例えば、父と母、その子ども二人(長男、次男)という4人家族のケースで、父が亡くなった場合で考えてみます。

父が亡くなった場合、遺言がない場合には民法900条が定める法定相続分で相続することとなりますので、この場合は

  • 母が2分の1
  • 長男、次男がそれぞれ4分の1

という割合にしたがって各々が父の遺産を相続することとなります。

しかし、父が

「全財産を長男に相続させる。」

という遺言を残して死亡した場合はどうなるでしょうか。

民法が定める法定相続分というのはあくまでも遺言のない場合の相続人の相続分を規定するものに過ぎず、遺言がある場合には遺言の内容が優先となります。

したがって、この場合は遺言の内容に従い、長男が全財産を相続し、母と次男は何も相続できない、という状態が生じます。

このような場合、妻と次男は「自分も相続できたはずなのに・・・」という期待をまさに裏切られたこととなります。

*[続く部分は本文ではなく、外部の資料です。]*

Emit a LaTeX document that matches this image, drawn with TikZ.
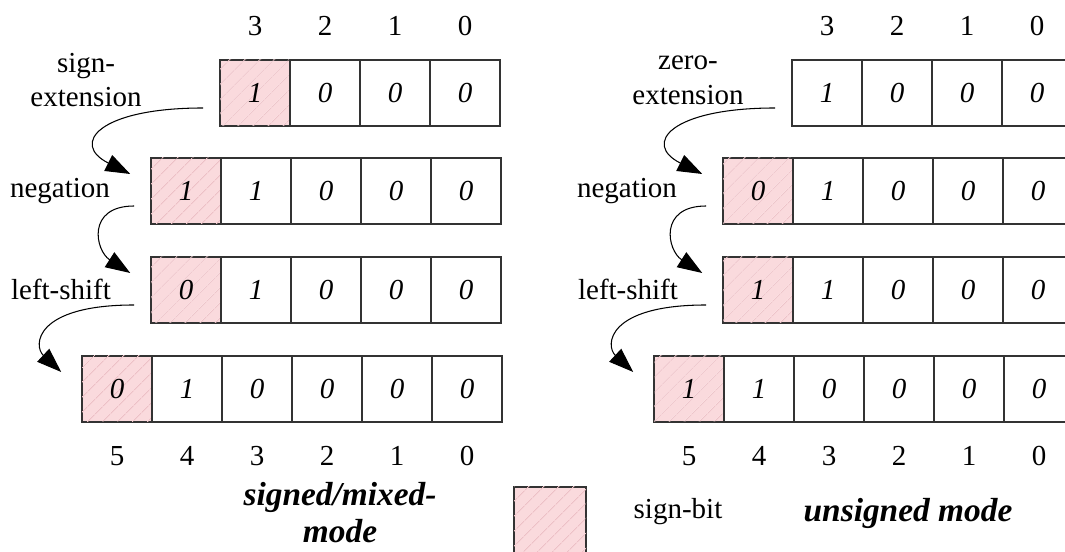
\documentclass[tikz,border=0pt]{standalone}
\usepackage{fontspec}
\setmainfont{Liberation Serif}
\usetikzlibrary{arrows.meta,patterns.meta}
\definecolor{signpink}{RGB}{250,218,221}
\definecolor{hatchpink}{RGB}{236,192,198}
\tikzset{
  bit/.style={
    draw=black!80, line width=0.9pt, minimum width=1.4cm, minimum height=1.32cm,
    inner sep=0mm, font=\fontsize{16.5}{19.8}\selectfont\itshape
  },
  sbit/.style={
    bit, fill=signpink,
    postaction={pattern={Lines[angle=45,distance=6.5pt,line width=0.5pt]}, pattern color=hatchpink}
  },
  idx/.style={font=\fontsize{16.5}{19.8}\selectfont, inner sep=0mm},
  lbl/.style={font=\fontsize{16.5}{19.8}\selectfont, align=center, inner sep=0mm},
  modelbl/.style={font=\fontsize{19}{21}\selectfont\bfseries\itshape, align=center, inner sep=0mm},
  flow/.style={-{Triangle[length=14pt,width=10pt]}, line width=0.6pt}
}
% one register: name, x and y of the first cell, list of style/bit
\newcommand{\bitrow}[4]{
  \foreach \s/\b [count=\i] in {#4}
    \node[\s] (#1-\i) at (#2+1.4*\i-1.4, #3) {\b};
}

\begin{document}
\begin{tikzpicture}
   \useasboundingbox (0,0) rectangle (21.3,11.04);

   % signed / mixed mode
   \bitrow{s1}{5.1}{9.18}{sbit/1,bit/0,bit/0,bit/0}
   \bitrow{s2}{3.72}{7.22}{sbit/1,bit/1,bit/0,bit/0,bit/0}
   \bitrow{s3}{3.72}{5.24}{sbit/0,bit/1,bit/0,bit/0,bit/0}
   \bitrow{s4}{2.34}{3.26}{sbit/0,bit/1,bit/0,bit/0,bit/0,bit/0}

   % unsigned mode
   \bitrow{u1}{16.54}{9.18}{bit/1,bit/0,bit/0,bit/0}
   \bitrow{u2}{15.16}{7.22}{sbit/0,bit/1,bit/0,bit/0,bit/0}
   \bitrow{u3}{15.16}{5.24}{sbit/1,bit/1,bit/0,bit/0,bit/0}
   \bitrow{u4}{13.78}{3.26}{sbit/1,bit/1,bit/0,bit/0,bit/0,bit/0}

   % bit positions
   \foreach \n [count=\i] in {3,2,1,0} {
     \node[idx] (stop-\i) at ([yshift=0.67cm]s1-\i.north) {\n};
     \node[idx] (utop-\i) at ([yshift=0.67cm]u1-\i.north) {\n};
   }
   \foreach \n [count=\i] in {5,4,3,2,1,0} {
     \node[idx] (sbot-\i) at ([yshift=-0.67cm]s4-\i.south) {\n};
     \node[idx] (ubot-\i) at ([yshift=-0.67cm]u4-\i.south) {\n};
   }

   % step names
   \node[lbl] (sext) at (1.72, 9.44) {sign-\\extension};
   \node[lbl] (sneg) at (1.2, 7.22) {negation};
   \node[lbl] (sshl) at (1.22, 5.26) {left-shift};
   \node[lbl] (uext) at (13.76, 9.44) {zero-\\extension};
   \node[lbl] (uneg) at (12.54, 7.22) {negation};
   \node[lbl] (ushl) at (12.56, 5.26) {left-shift};

   % steps
   \draw[flow] ([shift={(-0.32,-0.3)}]s1-1.west) .. controls +(-2.1,0) and +(-1.2,0.6) .. ([shift={(-0.4,0.34)}]s2-1.west);
   \draw[flow] ([shift={(-0.32,-0.3)}]s2-1.west) .. controls +(-0.96,0) and +(-0.7,0.45) .. ([shift={(-0.4,0.34)}]s3-1.west);
   \draw[flow] ([shift={(-0.32,-0.3)}]s3-1.west) .. controls +(-2.0,0) and +(-0.56,0.52) .. ([shift={(-0.4,0.34)}]s4-1.west);
   \draw[flow] ([shift={(-0.32,-0.3)}]u1-1.west) .. controls +(-2.1,0) and +(-1.2,0.6) .. ([shift={(-0.4,0.34)}]u2-1.west);
   \draw[flow] ([shift={(-0.32,-0.3)}]u2-1.west) .. controls +(-0.96,0) and +(-0.7,0.45) .. ([shift={(-0.4,0.34)}]u3-1.west);
   \draw[flow] ([shift={(-0.32,-0.3)}]u3-1.west) .. controls +(-2.0,0) and +(-0.56,0.52) .. ([shift={(-0.4,0.34)}]u4-1.west);

   % legend
   \node[modelbl] (smode) at (6.8, 0.78) {signed/mixed-\\mode};
   \node[sbit, minimum width=1.44cm, minimum height=1.4cm] (key) at (11.0, 0.6) {};
   \node[lbl] (keytxt) at (13.56, 0.8) {sign-bit};
   \node[modelbl] (umode) at (18.16, 0.78) {unsigned mode};
\end{tikzpicture}
\end{document}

そこで、妻と次男の相続に対する期待を実現するための手段として、長男に対して「遺留分」という権利があることを主張することになるのです。

遺留分というものは、相続人に最低限認められている権利ですので、遺言によってもそれをゼロにすることはできません

したがって、遺留分を侵害する内容の遺言は、遺留分に抵触する限りでは「無効」ということになるのです。